Generative Iterative Fragmentation (GIF) is a framework for spectra simulation using large language models (LLMs) such as GPT.
This repository contains code to implement the General Intelligence-based Fragmentation (GIF) framework. GIF performs spectra simulation for mass spectra annotation and uses a "fragment" then "score" approach. This repository specifically contains the full GIF pipeline, including data preprocessing, fragment generation, iterative model querying, evaluation scripts, and an example downstream application.
The GIF approach decomposes spectra simulation into smaller, interpretable steps:
-
Fragment generation
Molecules are broken down into valid fragments, represented as SELFIES. -
Intensity prediction
The intensity value of each generated fragment is predicted.
Running the pipeline also generates the MassSpecGym QA-sim dataset, a standardized QA-style benchmark for evaluating molecular reasoning performance from mass spectrometry data.
GIF/
├── preprocess_data.py # Prepare spectra and fragment data
├── single_query.py # Send a single LLM query
├── query.py # Batch and parallel query manager
├── run_GIF_GPT.py # Run the full GIF pipeline with GPT models
├── run_GIF_LLM.py # Alternate entry point for non-GPT or local models
├── metrics.py # Evaluate generated fragments and reconstructions
├── iterate_fragmentation.py # Iterative refinement on fragmentation
├── iterate_intensity.py # Iterative refinement on intensity prediction
├── finetuning.py # Fine-tune GPT models
├── prompts.py # Templates to create prompts
└── application_task.py # Example downstream application of GIF
git clone https://github.com/HassounLab/GIF.git
cd GIFIt’s recommended to use conda to keep dependencies isolated:
conda create -n gif python=3.10
conda activate gifUsing yaml file:
conda env update --file environment.yml
conda activate gifThe code uses the OpenAI API for LLM-based fragment reasoning.

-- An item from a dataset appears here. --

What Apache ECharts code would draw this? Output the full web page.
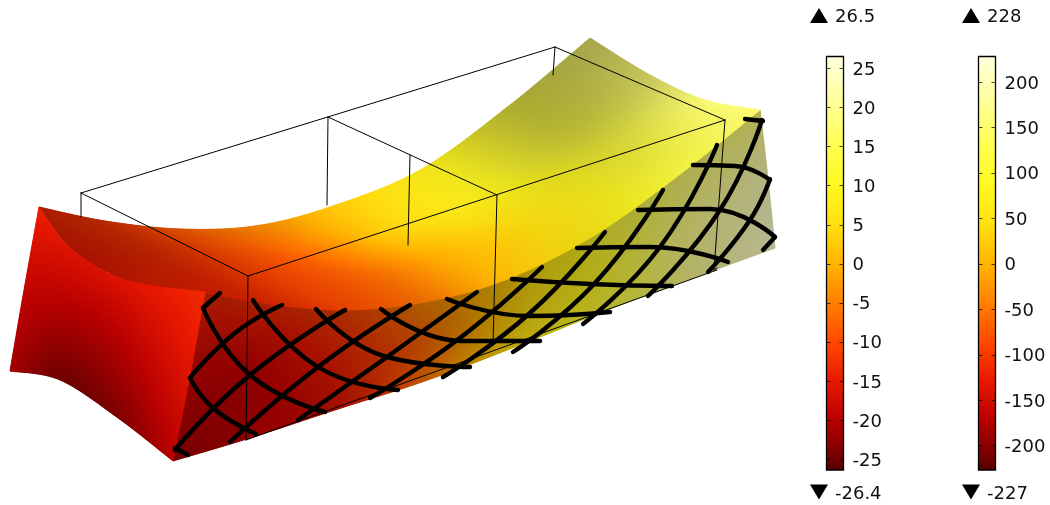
<!DOCTYPE html>
<html><head><meta charset="utf-8">
<style>html,body{margin:0;padding:0;background:#fff}#c{width:1050px;height:505px}</style>
<script src="https://cdn.jsdelivr.net/npm/echarts@6/dist/echarts.min.js"></script>
</head><body><div id="c"></div>
<script>
// colour scale stops: value on the first bar, colour
const scaleValues = [-26.4,-25,-20,-15,-10,-5,0,5,10,15,20,26.5];
const scaleColors = ['#500000','#700000','#b80000','#e81800','#ff4800','#ff8000','#ffb400','#ffe010','#fff820','#ffff50','#ffff90','#ffffe0'];
const ticksA = [-25,-20,-15,-10,-5,0,5,10,15,20,25];
const ticksB = [-200,-150,-100,-50,0,50,100,150,200];
const rangeA = [-26.4,26.5];
const rangeB = [-227,228];

// projected surface, rows of [x,y]
const topPos = [
 [[205,292],[270,304],[345,310],[425,302],[505,280],[590,238],[675,178],[760,110]],
 [[135,283],[215,285],[290,287],[370,278],[450,255],[533,214],[620,150],[705,100]],
 [[75,252],[160,254],[235,258],[312,252],[390,231],[477,192],[565,128],[650,75]],
 [[39,207],[105,221],[180,229],[255,226],[330,207],[420,170],[510,105],[590,38]]];
const topVal = [
 [-14,-13,-10,-6,1,7,13,18],
 [-14,-13.5,-10.5,-7,0,6,13,18],
 [-15,-12.5,-10,-6,3,9,14,18],
 [-13,-11.5,-8,-4,2,8,14,18]];
const topLit = [
 [.82,.85,.9,.92,.98,.92,.95,.98],
 [.76,.82,.9,.95,1,.95,.85,.97],
 [.72,.76,.88,1,1,.95,.72,.78],
 [.7,.74,.85,.93,1,.95,.68,.65]];
const sidePos = [
 [[205,292],[270,304],[345,310],[425,302],[505,280],[590,238],[675,178],[760,110]],
 [[190,375],[258,372],[340,362],[425,342],[510,314],[598,275],[683,230],[767,170]],
 [[173,461],[250,438],[335,410],[425,381],[515,347],[605,311],[690,279],[775,248]]];
const sideVal = [
 [-13,-12.5,-10.5,-4,2,11,17,18],
 [-19,-20,-14,-7,3,11,19,23],
 [-24,-21,-16,-6,5,13,20,25]];
const sideLit = [
 [.68,.68,.68,.68,.68,.68,.68,.7],
 [.75,.8,.72,.7,.7,.7,.7,.7],
 [.9,.85,.72,.75,.75,.72,.7,.72]];
const endPos = [
 [[39,207],[70,248],[125,280],[205,292]],
 [[24,290],[65,305],[120,330],[190,375]],
 [[10,371],[60,380],[118,418],[173,461]]];
const endVal = [
 [-14,-16,-16,-13],
 [-19,-20,-19.5,-16],
 [-21.5,-25,-24,-20]];

// reinforcement wires
const wiresUp = [
 [[203,308],[220,293]],
 [[190,378],[235,333],[282,305]],
 [[175,450],[250,375],[345,310]],
 [[230,442],[318,367],[410,305]],
 [[298,420],[387,357],[477,292]],
 [[370,398],[460,338],[542,267]],
 [[443,377],[530,313],[605,232]],
 [[513,352],[595,283],[663,190]],
 [[583,324],[660,247],[717,145]],
 [[648,296],[720,210],[762,120]],
 [[708,272],[750,220],[770,179]],
 [[763,250],[775,237]]];
const wiresDown = [
 [[175,448],[188,455]],
 [[190,378],[213,408],[256,434]],
 [[203,308],[250,375],[325,412]],
 [[253,300],[318,367],[398,390]],
 [[316,309],[387,357],[470,367]],
 [[381,309],[463,341],[540,341]],
 [[447,299],[530,316],[610,312]],
 [[512,279],[590,284],[672,286]],
 [[577,248],[650,247],[728,262]],
 [[638,210],[710,209],[775,237]],
 [[693,165],[735,166],[770,180]],
 [[745,119],[763,121]]];
// thin box
const boxLines = [
 [[81,193],[555,47]],[[81,193],[248,276]],[[555,47],[725,120]],[[248,276],[725,120]],
 [[328,117],[497,195]],
 [[81,193],[81,217]],[[328,117],[327,205]],[[410,155],[408,245]],[[555,47],[553,75]],
 [[248,276],[246,440]],[[497,195],[493,345]],[[725,120],[714,270]],
 [[246,440],[717,270]],[[714,270],[717,268]]];
// end-of-range markers
const markerTexts = [['26.5','-26.4'],['228','-227']];

function hex(c){return [1,3,5].map(i=>parseInt(c.substr(i,2),16));}
const scaleRGB = scaleColors.map(hex);
function colorOf(v,l){
  let i=0; while(i<scaleValues.length-2 && v>scaleValues[i+1]) i++;
  let f=(v-scaleValues[i])/(scaleValues[i+1]-scaleValues[i]); f=Math.max(0,Math.min(1,f));
  const a=scaleRGB[i],b=scaleRGB[i+1];
  return 'rgb('+[0,1,2].map(k=>Math.round((a[k]+(b[k]-a[k])*f)*l)).join(',')+')';
}
function cr(p0,p1,p2,p3,t){return .5*(2*p1+(p2-p0)*t+(2*p0-5*p1+4*p2-p3)*t*t+(3*p1-p0-3*p2+p3)*t*t*t);}
function sample(g,r,c,tr,tc){
  const R=g.length,C=g[0].length,row=[];
  const cl=(x,n)=>Math.max(0,Math.min(n-1,x));
  for(let k=-1;k<=2;k++){
    const rr=g[cl(r+k,R)];
    row.push(cr(rr[cl(c-1,C)],rr[cl(c,C)],rr[cl(c+1,C)],rr[cl(c+2,C)],tc));
  }
  return cr(row[0],row[1],row[2],row[3],tr);
}
function surfaceSeries(pos,val,lit,z){
  const xs=pos.map(r=>r.map(p=>p[0])), ys=pos.map(r=>r.map(p=>p[1]));
  const cells=[];
  for(let r=0;r<pos.length-1;r++)for(let c=0;c<pos[0].length-1;c++)cells.push([c,r]);
  const N=22;
  return {type:'custom',coordinateSystem:'cartesian2d',xAxisIndex:0,yAxisIndex:0,z,silent:true,clip:false,
    data:cells,
    renderItem(params,api){
      const c=api.value(0),r=api.value(1),children=[];
      const P=(a,b)=>api.coord([sample(xs,r,c,b/N,a/N),sample(ys,r,c,b/N,a/N)]);
      for(let a=0;a<N;a++)for(let b=0;b<N;b++){
        const col=colorOf(sample(val,r,c,(b+.5)/N,(a+.5)/N),
                          lit?Math.min(1,sample(lit,r,c,(b+.5)/N,(a+.5)/N)):1);
        children.push({type:'polygon',shape:{points:[P(a,b),P(a+1,b),P(a+1,b+1),P(a,b+1)]},
          style:{fill:col,stroke:col,lineWidth:1}});
      }
      return {type:'group',children};
    }};
}
function lineSeries(pts,width,smooth,z){
  return {type:'line',xAxisIndex:0,yAxisIndex:0,data:pts,symbol:'none',smooth,silent:true,z,clip:false,
    lineStyle:{color:'#000',width,cap:'round',join:'round'}};
}
function barSeries(idx,range,ticks){
  return {type:'custom',coordinateSystem:'cartesian2d',xAxisIndex:idx,yAxisIndex:idx*2-1,z:3,silent:true,clip:false,
    data:[[0,range[0],1,range[1]]],encode:{x:[0,2],y:[1,3]},
    renderItem(params,api){
      const a=api.coord([0,api.value(3)]),b=api.coord([1,api.value(1)]);
      const lo=scaleValues[0],hi=scaleValues[scaleValues.length-1];
      const stops=scaleValues.map((v,i)=>({offset:(hi-v)/(hi-lo),color:scaleColors[i]})).reverse();
      const children=[{type:'rect',shape:{x:a[0],y:a[1],width:b[0]-a[0],height:b[1]-a[1]},
        style:{fill:new echarts.graphic.LinearGradient(0,0,0,1,stops),stroke:'#000',lineWidth:1.3}}];
      ticks.forEach(t=>{
        const y=Math.round(api.coord([0,t])[1])+.5;
        children.push({type:'line',shape:{x1:a[0],y1:y,x2:a[0]+4,y2:y},style:{stroke:'rgba(0,0,0,.7)',lineWidth:1}});
        children.push({type:'line',shape:{x1:b[0]-4,y1:y,x2:b[0],y2:y},style:{stroke:'rgba(0,0,0,.7)',lineWidth:1}});
      });
      return {type:'group',children};
    }};
}
function markerSeries(x,texts){
  const lab=t=>({show:true,position:'right',distance:7,formatter:t,fontFamily:'DejaVu Sans',fontSize:18,color:'#111',offset:[0,2]});
  return {type:'scatter',xAxisIndex:0,yAxisIndex:0,silent:true,z:5,clip:false,
    data:[{value:[x,15.5],symbol:'triangle',symbolSize:[18,15],label:lab(texts[0])},
          {value:[x,492],symbol:'triangle',symbolRotate:180,symbolSize:[18,15],label:lab(texts[1])}],
    itemStyle:{color:'#000',opacity:1}};
}
const hiddenX=(g)=>({type:'value',gridIndex:g,min:0,max:1,show:false});
function barY(g,range,ticks){
  return {type:'value',gridIndex:g,min:range[0],max:range[1],position:'right',z:6,
    splitLine:{show:false},axisLine:{show:false},axisTick:{show:false},
    axisLabel:{show:true,customValues:ticks,margin:9,formatter:'{a|{value}}',
      rich:{a:{fontFamily:'DejaVu Sans',fontSize:18,color:'#111',padding:[4,0,0,0]}}}};
}
const series=[
  surfaceSeries(sidePos,sideVal,sideLit,2),
  surfaceSeries(topPos,topVal,topLit,2),
  surfaceSeries(endPos,endVal,null,2),
  ...boxLines.map(l=>lineSeries(l,1,false,3)),
  ...wiresUp.map(l=>lineSeries(l,4.4,.5,4)),
  ...wiresDown.map(l=>lineSeries(l,4.4,.5,4)),
  barSeries(1,rangeA,ticksA),barSeries(2,rangeB,ticksB),
  markerSeries(819,markerTexts[0]),markerSeries(971,markerTexts[1])
];
const chart=echarts.init(document.getElementById('c'),null,{renderer:'canvas'});
chart.setOption({
  animation:false,backgroundColor:'#fff',
  grid:[{left:0,top:0,width:1050,height:505},
        {left:826.5,top:56.5,width:17,height:413.5},
        {left:978.5,top:56.5,width:17,height:413.5}],
  xAxis:[{type:'value',gridIndex:0,min:0,max:1050,show:false},hiddenX(1),hiddenX(2)],
  yAxis:[{type:'value',gridIndex:0,min:0,max:505,inverse:true,show:false},
    barY(1,rangeA,ticksA),{type:'value',gridIndex:1,min:rangeA[0],max:rangeA[1],show:false},
    barY(2,rangeB,ticksB),{type:'value',gridIndex:2,min:rangeB[0],max:rangeB[1],show:false}],
  series
});
</script></body></html>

You can set it as an environment variable:
export OPENAI_API_KEY="your_api_key_here"Or pass it directly as a command-line argument:
python GIF/run_GIF_GPT.py --api_key your_api_key_hereIf you provide your own molecular data, inputs are typically JSON files containing fields such as identifiers, SELFIES of the query molecule, and experiment settings.
Make sure your data format matches what the preprocessing scripts expect — see preprocess_data.py for schema details.
Run the full GIF workflow using GPT-based reasoning:
python GIF/run_GIF_GPT.py \
--api_key YOUR_API_KEY \
--data_path ./data/ \
--save_path ./output/The file GIF/application_task.py demonstrates how to use GIF outputs for downstream applications. For example, we compare two molecules to a query spectrum using GIF.
Run the example application with:
python GIF/application_task.py --api_key YOUR_API_KEYGIF automatically produces the MassSpecGym QA-sim dataset during the end-to-end pipeline run. It is derived from the MassSpecGym benchmark dataset[1] and allows comparison to other baseline methods evaluated using MassSpecGym. This dataset provides standardized question–answer pairs for evaluating LLMs on molecular reasoning from mass spectrometry data.
To generate it:
python GIF/run_GIF_GPT.py --api_key YOUR_API_KEY [1] Bushuiev, Roman, et al. "MassSpecGym: A benchmark for the discovery and identification of molecules." Advances in Neural Information Processing Systems 37 (2024): 110010-110027.